Which brings me to the five themes that have emerged.
Blurring is used by photographers to achieve a variety of effects, including softness, spontaneity, energy, mystery and even poetry. In these phone photos, the blurring occurs because of the pace of my step and the motion of my arm at the time the shutter is released.
I was surprised at just how drawn upon, painted and embossed are our urban pathways. It’s not graffiti. It’s official.
Contrasts and highlights are a way of directing emphasis in an image. In this style of image capture, I find instead that the contrasts are creating order, chaos and divisions but not a lot of direction.
Given the angle of the camera and the urban subject matter, Divisions was an inevitable theme. At their simplest, the divisions do no more than divide. Sometimes they create frames within the frame, often devoid of a subject.
Negative space is the space that is not the subject, the space between and around the subject, sometimes empty, sometimes not, but always directing attention to the main reason for the image.
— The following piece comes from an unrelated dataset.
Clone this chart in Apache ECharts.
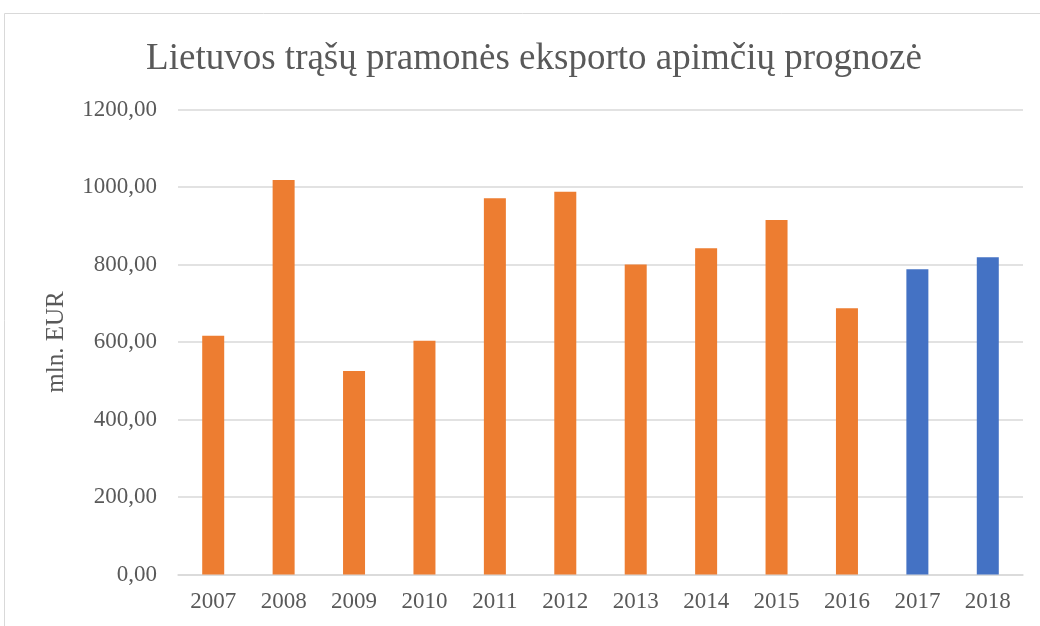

But what if all that’s available is a glimpse of the subject in the periphery of your vision?
This is not a brand new way of making images for me. I’ve wandered around with my big DLSR and just clicked the shutter without first using the viewfinder.
However, the phone camera brings a new level of convenience. It also brings a different physical action. How do I hold this sliver of a thing so that I can take photos while on the move and not look silly at the same time?
The low shooting angle ensures I won’t be secretly photographing anyone.
It also ensures I look at the results though a different view point. Granted, I still decide when to tap the shutter button and then which images to keep. However, by not pre-viewing the image before capture, I leave myself available for surprises in composition that are not dictated by convention.
Mora, G. 1998. Photo Speak: A guide to the ideas, movements, and techniques of photography, 1839 to the present, published by Abberville Press, New York.
Dilk, B (editor). 2014. 30-second photography: The 50 most thought-provoking photographers, styles and techniques, each explained in half a minute, published by ILEX, East Sussex.
Ang, T. 2013. Digital photography masterclass, published by Dorling Kindersley Ltd, London.